Data entries
.....

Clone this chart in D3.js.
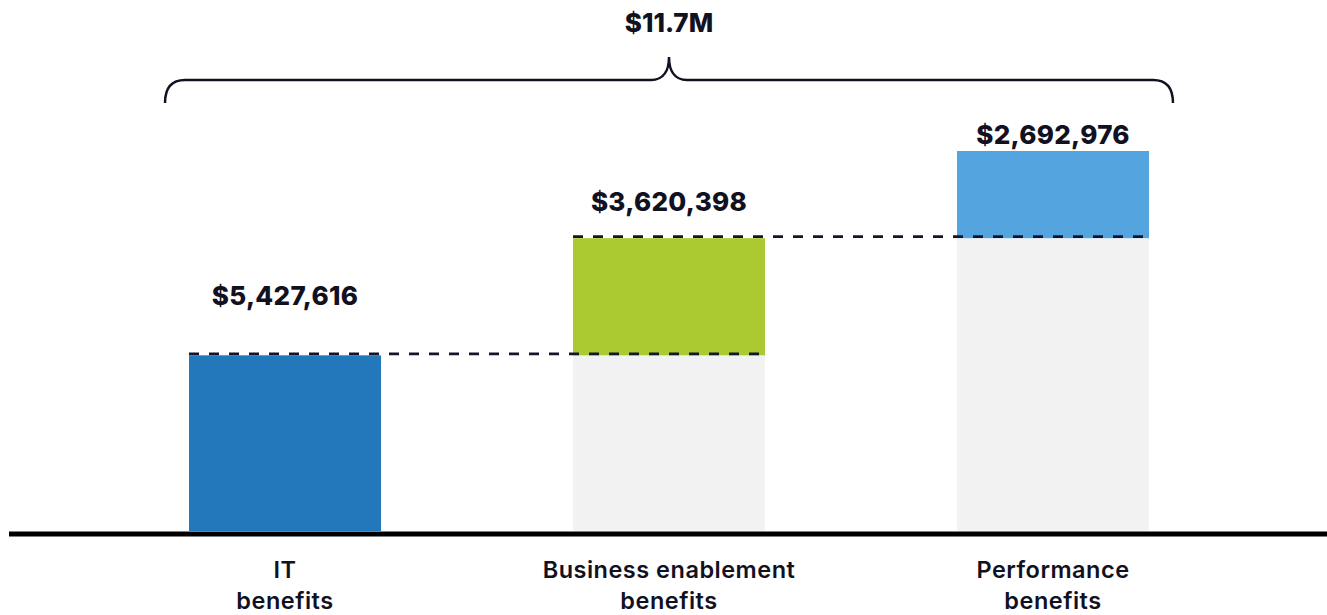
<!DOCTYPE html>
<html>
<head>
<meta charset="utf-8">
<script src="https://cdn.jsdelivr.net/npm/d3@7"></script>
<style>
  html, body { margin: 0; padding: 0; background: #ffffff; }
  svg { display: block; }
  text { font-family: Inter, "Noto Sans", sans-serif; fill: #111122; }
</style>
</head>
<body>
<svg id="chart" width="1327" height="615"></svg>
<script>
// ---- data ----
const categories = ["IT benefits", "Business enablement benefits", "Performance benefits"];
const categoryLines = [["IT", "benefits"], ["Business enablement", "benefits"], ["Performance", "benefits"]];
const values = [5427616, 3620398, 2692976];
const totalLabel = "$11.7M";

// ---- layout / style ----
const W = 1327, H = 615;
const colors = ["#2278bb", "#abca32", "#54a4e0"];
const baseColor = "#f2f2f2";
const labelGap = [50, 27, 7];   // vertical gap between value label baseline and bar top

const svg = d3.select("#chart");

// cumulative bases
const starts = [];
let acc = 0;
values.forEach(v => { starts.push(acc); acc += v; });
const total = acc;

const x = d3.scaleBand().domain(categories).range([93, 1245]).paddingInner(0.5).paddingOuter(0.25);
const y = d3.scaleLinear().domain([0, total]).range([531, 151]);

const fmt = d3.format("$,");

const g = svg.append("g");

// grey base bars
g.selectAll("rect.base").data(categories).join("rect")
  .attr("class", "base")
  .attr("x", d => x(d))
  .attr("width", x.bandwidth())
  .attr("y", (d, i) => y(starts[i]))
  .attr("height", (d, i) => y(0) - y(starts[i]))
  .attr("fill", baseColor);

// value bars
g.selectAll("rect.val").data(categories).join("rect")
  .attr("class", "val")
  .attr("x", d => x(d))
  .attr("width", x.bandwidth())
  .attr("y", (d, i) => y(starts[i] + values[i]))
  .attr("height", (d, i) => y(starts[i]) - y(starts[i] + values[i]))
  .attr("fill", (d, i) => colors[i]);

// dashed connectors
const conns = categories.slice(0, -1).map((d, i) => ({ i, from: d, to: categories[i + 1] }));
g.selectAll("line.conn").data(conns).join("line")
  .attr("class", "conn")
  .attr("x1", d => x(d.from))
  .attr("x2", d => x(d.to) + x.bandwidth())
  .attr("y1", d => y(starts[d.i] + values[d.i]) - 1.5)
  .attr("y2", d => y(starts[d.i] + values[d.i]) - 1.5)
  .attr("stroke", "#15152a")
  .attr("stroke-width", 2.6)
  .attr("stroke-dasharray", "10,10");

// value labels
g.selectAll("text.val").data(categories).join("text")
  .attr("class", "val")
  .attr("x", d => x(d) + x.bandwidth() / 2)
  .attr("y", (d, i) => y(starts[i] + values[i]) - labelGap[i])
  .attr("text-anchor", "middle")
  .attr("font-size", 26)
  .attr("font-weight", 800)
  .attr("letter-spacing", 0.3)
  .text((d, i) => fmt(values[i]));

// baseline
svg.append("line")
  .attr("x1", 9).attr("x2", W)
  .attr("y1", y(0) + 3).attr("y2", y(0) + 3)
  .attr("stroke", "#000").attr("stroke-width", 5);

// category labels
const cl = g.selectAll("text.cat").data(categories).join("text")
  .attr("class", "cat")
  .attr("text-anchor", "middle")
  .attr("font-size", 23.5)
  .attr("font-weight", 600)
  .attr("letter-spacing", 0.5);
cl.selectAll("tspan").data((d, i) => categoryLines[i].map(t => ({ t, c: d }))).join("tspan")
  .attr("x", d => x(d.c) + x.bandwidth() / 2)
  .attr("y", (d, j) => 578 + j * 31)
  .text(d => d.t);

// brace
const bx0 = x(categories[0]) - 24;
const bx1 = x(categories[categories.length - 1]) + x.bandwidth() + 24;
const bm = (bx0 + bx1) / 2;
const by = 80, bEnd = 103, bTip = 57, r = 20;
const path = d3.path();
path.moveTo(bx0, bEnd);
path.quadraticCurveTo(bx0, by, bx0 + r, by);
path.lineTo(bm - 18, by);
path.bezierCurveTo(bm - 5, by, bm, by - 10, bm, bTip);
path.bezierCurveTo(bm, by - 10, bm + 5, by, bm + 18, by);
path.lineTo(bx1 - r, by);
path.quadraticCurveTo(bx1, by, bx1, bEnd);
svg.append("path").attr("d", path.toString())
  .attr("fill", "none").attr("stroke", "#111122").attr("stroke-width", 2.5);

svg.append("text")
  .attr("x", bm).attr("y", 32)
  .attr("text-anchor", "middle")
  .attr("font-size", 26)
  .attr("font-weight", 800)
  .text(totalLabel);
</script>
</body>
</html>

.....

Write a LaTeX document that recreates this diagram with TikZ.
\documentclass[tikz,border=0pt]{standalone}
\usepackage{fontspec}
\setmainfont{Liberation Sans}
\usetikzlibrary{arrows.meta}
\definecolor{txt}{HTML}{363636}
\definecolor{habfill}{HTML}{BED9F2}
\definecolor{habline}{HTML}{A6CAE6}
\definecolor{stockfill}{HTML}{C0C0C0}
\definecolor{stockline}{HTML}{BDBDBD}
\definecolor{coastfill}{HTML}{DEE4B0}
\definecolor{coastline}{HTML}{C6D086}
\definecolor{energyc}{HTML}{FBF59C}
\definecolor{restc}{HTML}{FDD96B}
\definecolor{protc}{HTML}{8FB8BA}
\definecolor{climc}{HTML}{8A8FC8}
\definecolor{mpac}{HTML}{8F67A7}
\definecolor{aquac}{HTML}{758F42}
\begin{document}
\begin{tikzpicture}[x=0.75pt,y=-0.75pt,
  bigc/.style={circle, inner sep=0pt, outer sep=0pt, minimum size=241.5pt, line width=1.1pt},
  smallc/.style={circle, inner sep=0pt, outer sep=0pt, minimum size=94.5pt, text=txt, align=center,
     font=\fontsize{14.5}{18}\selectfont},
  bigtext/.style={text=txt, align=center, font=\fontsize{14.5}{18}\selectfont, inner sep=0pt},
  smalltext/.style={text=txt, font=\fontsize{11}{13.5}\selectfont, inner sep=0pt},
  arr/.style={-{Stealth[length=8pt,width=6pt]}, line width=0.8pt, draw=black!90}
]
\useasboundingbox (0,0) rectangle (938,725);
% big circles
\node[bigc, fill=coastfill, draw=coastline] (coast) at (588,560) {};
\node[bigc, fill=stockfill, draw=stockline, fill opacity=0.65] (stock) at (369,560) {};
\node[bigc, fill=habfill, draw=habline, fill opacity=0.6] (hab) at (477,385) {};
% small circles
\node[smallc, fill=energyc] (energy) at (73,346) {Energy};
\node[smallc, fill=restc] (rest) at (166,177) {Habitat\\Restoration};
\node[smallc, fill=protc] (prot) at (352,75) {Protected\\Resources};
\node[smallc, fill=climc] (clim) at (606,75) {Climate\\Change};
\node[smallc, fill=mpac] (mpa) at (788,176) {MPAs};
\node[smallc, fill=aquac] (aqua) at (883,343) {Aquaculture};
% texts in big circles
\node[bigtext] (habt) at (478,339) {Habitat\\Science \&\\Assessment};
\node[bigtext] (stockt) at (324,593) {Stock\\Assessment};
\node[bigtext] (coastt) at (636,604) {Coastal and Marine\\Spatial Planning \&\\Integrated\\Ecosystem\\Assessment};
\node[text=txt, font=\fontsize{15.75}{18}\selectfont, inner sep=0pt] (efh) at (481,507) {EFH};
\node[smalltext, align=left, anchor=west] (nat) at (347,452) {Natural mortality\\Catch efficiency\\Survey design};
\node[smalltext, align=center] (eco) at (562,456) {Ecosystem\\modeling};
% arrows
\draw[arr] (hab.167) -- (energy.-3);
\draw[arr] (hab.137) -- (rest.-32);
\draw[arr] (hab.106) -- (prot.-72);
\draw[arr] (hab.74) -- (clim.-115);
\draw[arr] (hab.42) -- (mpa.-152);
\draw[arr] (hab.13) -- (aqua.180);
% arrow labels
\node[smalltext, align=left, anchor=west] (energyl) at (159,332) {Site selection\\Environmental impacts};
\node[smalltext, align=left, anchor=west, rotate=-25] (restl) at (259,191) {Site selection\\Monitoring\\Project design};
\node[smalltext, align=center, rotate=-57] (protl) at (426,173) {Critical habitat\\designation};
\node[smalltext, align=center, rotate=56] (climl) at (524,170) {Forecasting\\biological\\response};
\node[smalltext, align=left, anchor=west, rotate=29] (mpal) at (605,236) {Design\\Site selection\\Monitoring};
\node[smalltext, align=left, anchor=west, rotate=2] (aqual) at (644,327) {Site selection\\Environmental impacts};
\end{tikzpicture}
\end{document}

.....

**What is being asked**. Give again, word for word, the part that opens with the line containing "Clone this chart in D3.js." and closes with the one containing "i) => colors[i]);". Include both of those lines and skip all pictures.

**Full output**.
Clone this chart in D3.js.
<!DOCTYPE html>
<html>
<head>
<meta charset="utf-8">
<script src="https://cdn.jsdelivr.net/npm/d3@7"></script>
<style>
  html, body { margin: 0; padding: 0; background: #ffffff; }
  svg { display: block; }
  text { font-family: Inter, "Noto Sans", sans-serif; fill: #111122; }
</style>
</head>
<body>
<svg id="chart" width="1327" height="615"></svg>
<script>
// ---- data ----
const categories = ["IT benefits", "Business enablement benefits", "Performance benefits"];
const categoryLines = [["IT", "benefits"], ["Business enablement", "benefits"], ["Performance", "benefits"]];
const values = [5427616, 3620398, 2692976];
const totalLabel = "$11.7M";

// ---- layout / style ----
const W = 1327, H = 615;
const colors = ["#2278bb", "#abca32", "#54a4e0"];
const baseColor = "#f2f2f2";
const labelGap = [50, 27, 7];   // vertical gap between value label baseline and bar top

const svg = d3.select("#chart");

// cumulative bases
const starts = [];
let acc = 0;
values.forEach(v => { starts.push(acc); acc += v; });
const total = acc;

const x = d3.scaleBand().domain(categories).range([93, 1245]).paddingInner(0.5).paddingOuter(0.25);
const y = d3.scaleLinear().domain([0, total]).range([531, 151]);

const fmt = d3.format("$,");

const g = svg.append("g");

// grey base bars
g.selectAll("rect.base").data(categories).join("rect")
  .attr("class", "base")
  .attr("x", d => x(d))
  .attr("width", x.bandwidth())
  .attr("y", (d, i) => y(starts[i]))
  .attr("height", (d, i) => y(0) - y(starts[i]))
  .attr("fill", baseColor);

// value bars
g.selectAll("rect.val").data(categories).join("rect")
  .attr("class", "val")
  .attr("x", d => x(d))
  .attr("width", x.bandwidth())
  .attr("y", (d, i) => y(starts[i] + values[i]))
  .attr("height", (d, i) => y(starts[i]) - y(starts[i] + values[i]))
  .attr("fill", (d, i) => colors[i]);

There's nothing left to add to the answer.